(Written instruction) Retype exactly what runs from the first line of the data to the line with "from matplotlib.patches import", keeping both of those lines and skipping pictures.
════════
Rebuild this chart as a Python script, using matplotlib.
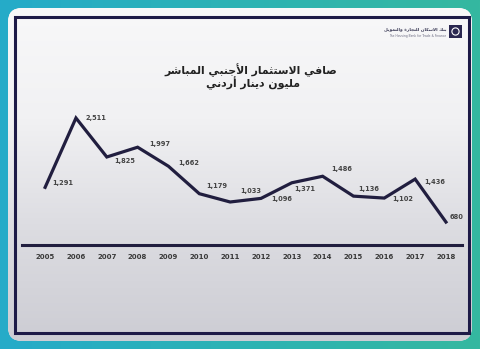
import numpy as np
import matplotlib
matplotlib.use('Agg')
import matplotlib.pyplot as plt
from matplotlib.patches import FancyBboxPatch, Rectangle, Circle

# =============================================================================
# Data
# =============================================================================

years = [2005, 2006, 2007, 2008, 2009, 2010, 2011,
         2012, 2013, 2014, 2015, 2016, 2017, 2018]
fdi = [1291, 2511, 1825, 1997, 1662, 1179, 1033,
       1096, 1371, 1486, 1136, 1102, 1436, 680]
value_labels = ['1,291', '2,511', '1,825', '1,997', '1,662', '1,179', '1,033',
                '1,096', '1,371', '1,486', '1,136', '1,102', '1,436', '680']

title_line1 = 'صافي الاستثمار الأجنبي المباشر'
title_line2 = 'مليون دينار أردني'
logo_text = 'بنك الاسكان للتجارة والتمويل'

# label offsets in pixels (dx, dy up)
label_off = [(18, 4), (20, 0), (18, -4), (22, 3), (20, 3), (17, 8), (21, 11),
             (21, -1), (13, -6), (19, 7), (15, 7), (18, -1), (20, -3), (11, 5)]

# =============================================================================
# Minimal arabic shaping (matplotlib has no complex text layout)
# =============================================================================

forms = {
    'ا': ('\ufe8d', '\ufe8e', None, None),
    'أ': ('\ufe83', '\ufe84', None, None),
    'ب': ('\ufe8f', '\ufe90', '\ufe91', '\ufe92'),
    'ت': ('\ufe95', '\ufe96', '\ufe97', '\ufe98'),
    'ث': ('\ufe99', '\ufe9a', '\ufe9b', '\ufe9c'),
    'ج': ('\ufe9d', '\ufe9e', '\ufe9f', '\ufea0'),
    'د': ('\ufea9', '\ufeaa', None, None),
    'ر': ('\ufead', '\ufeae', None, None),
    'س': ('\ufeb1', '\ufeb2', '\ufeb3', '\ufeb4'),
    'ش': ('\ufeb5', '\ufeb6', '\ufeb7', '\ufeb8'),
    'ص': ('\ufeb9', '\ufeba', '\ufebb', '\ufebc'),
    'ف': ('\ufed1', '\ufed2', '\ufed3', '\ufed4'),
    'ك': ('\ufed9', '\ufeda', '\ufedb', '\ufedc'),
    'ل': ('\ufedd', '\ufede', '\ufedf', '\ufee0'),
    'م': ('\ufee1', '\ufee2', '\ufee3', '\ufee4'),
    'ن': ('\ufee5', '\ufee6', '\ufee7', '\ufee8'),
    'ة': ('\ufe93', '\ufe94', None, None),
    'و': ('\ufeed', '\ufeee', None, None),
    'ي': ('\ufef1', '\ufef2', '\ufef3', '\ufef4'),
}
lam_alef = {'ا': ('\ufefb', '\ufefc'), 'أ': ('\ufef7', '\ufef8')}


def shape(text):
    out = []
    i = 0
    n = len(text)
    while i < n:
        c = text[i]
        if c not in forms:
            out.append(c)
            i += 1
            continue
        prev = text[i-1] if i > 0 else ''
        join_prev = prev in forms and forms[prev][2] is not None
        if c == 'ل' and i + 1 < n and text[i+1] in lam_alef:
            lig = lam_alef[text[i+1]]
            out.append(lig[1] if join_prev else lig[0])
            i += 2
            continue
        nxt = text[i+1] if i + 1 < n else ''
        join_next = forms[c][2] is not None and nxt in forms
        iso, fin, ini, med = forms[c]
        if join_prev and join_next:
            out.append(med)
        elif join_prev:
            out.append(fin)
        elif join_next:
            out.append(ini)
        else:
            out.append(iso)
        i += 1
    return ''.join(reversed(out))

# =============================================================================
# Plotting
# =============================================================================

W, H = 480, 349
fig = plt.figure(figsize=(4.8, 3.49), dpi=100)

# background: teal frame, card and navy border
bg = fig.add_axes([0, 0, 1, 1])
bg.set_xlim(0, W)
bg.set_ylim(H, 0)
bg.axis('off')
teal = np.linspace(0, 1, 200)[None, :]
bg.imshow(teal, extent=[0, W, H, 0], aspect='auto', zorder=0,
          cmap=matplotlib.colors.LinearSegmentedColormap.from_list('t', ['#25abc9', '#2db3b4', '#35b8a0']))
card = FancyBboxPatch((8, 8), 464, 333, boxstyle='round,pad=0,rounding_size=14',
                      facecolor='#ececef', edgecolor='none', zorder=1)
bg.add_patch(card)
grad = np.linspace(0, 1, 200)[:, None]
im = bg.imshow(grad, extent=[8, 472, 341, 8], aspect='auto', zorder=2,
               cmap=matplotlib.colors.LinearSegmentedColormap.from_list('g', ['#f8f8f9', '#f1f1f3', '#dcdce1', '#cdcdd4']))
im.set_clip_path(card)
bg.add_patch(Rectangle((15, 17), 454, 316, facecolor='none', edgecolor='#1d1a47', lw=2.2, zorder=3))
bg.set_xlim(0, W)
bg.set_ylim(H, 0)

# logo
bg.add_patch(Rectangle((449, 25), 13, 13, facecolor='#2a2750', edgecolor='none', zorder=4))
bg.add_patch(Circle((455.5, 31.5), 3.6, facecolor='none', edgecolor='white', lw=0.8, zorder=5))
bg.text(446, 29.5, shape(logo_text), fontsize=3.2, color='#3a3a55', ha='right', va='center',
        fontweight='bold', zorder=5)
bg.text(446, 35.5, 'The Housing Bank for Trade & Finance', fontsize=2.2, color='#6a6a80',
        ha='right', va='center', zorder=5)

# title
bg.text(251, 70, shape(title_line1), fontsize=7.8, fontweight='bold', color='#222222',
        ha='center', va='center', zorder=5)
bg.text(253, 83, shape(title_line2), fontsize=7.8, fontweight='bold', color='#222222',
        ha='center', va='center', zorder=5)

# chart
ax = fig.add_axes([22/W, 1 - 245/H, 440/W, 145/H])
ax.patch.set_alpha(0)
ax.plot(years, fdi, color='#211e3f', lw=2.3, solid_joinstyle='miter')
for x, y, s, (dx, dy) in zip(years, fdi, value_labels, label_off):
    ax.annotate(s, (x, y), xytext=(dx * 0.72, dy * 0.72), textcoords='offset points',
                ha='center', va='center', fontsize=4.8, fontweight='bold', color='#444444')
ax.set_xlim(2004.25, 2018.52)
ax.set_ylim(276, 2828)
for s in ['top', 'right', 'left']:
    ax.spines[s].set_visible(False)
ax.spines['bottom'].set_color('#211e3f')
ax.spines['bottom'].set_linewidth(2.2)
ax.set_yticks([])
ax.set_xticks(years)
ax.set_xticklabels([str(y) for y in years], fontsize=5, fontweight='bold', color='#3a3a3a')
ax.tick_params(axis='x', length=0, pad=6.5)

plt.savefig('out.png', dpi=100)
════════
(Result below)
Rebuild this chart as a Python script, using matplotlib.
import numpy as np
import matplotlib
matplotlib.use('Agg')
import matplotlib.pyplot as plt
from matplotlib.patches import FancyBboxPatch, Rectangle, Circle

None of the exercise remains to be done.